The event kicked off with a well-established joke; Slovenia is NOT Slovakia. Presenters from the Slovene Embassy in Tokyo, as well as two other Slovene students spoke to us about the country from each of their perspectives. Curiosity sparked by the listeners were outstanding, some of them were even taking notes by hand. I was also very pleased by how the presentations shed light on the hidden relationship between Slovenia and Japan since there were a lot of information for me to take out of as well.
The series of presentations was followed by a traditional music performance, presented by a Japanese music-unit which specializes in Slovene music. Their show created a festive-like atmosphere with everyone clapping along the beat. By getting to know the two performers throughout my event, I was able to realize that culture does not necessarily have to be bounded to the rooted country, but can also be embraced across borders. This is an extremely crucial notion for all of us to keep in mind as global citizens, yet can be controversial at times. Especially in a homogenous country like Japan, there is a tendency to value and maintain our traditions only within the country. However, we must dispose of such norm and start embracing the Japanese culture in and out of the country.
The Slovene Culture Night being my very first event as a student staff, it would be a lie if I said the whole process was simply fun. The biggest challenge I faced was during the research process, realizing how difficult it was to find sponsors for such an exotic country. Since I was able to expand my network after participating in a culture event outside of ICC, I strongly felt that taking an initiative is one of the most important actions when preparing for an event. On the other hand, I am extremely thankful for the opportunity to have been able to re-connect with Slovenia, which I call my second home. Little did I know that this event would allow me to become part of the Slovene community again, bringing me back many good memories.

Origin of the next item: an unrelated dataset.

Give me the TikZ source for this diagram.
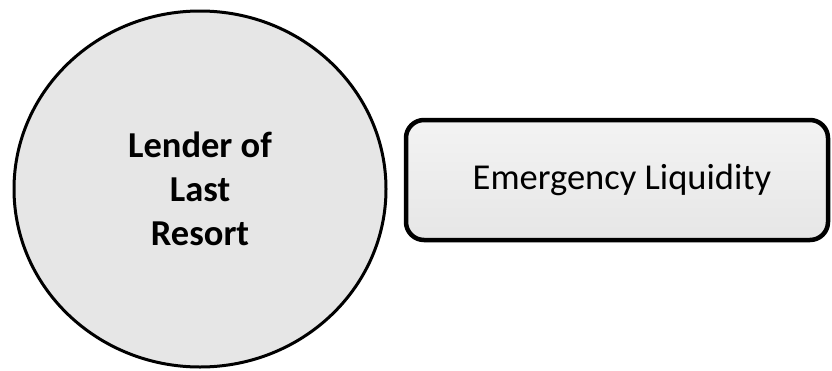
\documentclass[tikz,border=0pt]{standalone}
\usepackage{fontspec}
\setmainfont{Carlito}
\usetikzlibrary{shapes.geometric}
\definecolor{circfill}{HTML}{E6E6E6}
\definecolor{boxtop}{HTML}{F3F3F3}
\definecolor{boxbot}{HTML}{E6E6E6}
\tikzset{
  lenderstyle/.style={ellipse, draw=black, line width=3pt, fill=circfill, minimum width=372pt, minimum height=356pt, inner sep=0pt, align=center, font=\fontsize{36.5}{44}\selectfont\bfseries},
  liqstyle/.style={rectangle, rounded corners=18pt, draw=black, line width=4.5pt, top color=boxtop, bottom color=boxbot, minimum width=422pt, minimum height=120pt, inner sep=0pt, font=\fontsize{36.5}{44}\selectfont}
}
\begin{document}
\begin{tikzpicture}[x=1pt,y=-1pt]
\useasboundingbox (0,0) rectangle (832,370);
\node[lenderstyle] (lender) at (200,189) {Lender of\\Last\\Resort};
\node[liqstyle] (liq) at (617,180) {\hspace*{10pt}Emergency Liquidity};
\end{tikzpicture}
\end{document}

This event was a great success, not only because I was able to achieve the intended objective as an event planner (to diffuse the Slovene culture to the public), but also because the Slovene supporters were able to feel a little sense of home within the faraway Japan. Accordingly, I would like to keep in mind that both the event planner as well as the supporters must have a clear intention when working together towards a shared goal of succeeding in an event.
Last but not least, thank you to everyone who contributed to this event in any way; both the event supporters and the participants! I hope to see you again at our future ICC events!